Un texte difficile à comprendre, voir à accepter quand on ne connait pas la christologie de l'auteur mais le "devenir un fruit magnifique et chaud" , tout en haut de l'arbre de la croix, ne pouvait pas mieux décrire le sommet de la vie humaine. 

La symbolique de l'arbre est très présente dans la Bible....dés la genèse jusque dans l'apocalypse. On se souvient de suite du Psaume 1 et de Jérémie 17 où l'homme est cet arbre planté au bord de l'eau.

Devenir un homme (ou une femme), c'est, comme un arbre, grandir ou mieux encore se laisser grandir patiemment. Grandir, spirituellement évidemment, comme un arbre c'est aussi accepter, joyeusement, si possible, les noeuds, les excroissances et se dire qu'un bel arbre n'est pas forcément celui qui a poussé tout droit.

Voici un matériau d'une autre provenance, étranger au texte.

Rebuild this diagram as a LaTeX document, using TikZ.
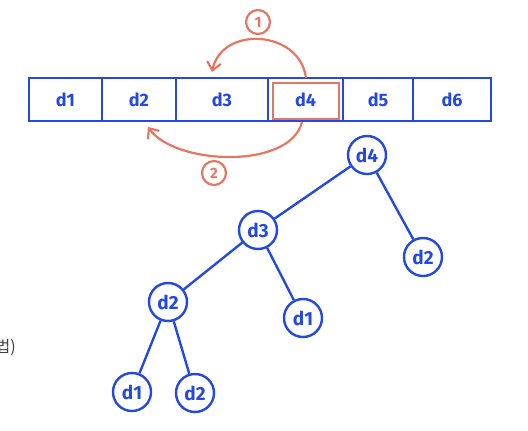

Mais l'arbre ne grandit jamais aussi bien que dans la forêt entourer, encourager, protéger par les autres arbres sur lesquels lui aussi est appelé à veiller. On ne grandit vraiment que par la présence discrète et patiente de nos proches. Être patient envers l'autre, le conjoint, le parent, l'ami c'est le respecter en le laissant grandir à son rythme. La patience permet à chacun de devenir ce fruit magnifique et chaud.

Puisse nos familles, nos communautés, nos villages, notre pays devenir des forêts où il fait bon respirer l'air de Dieu.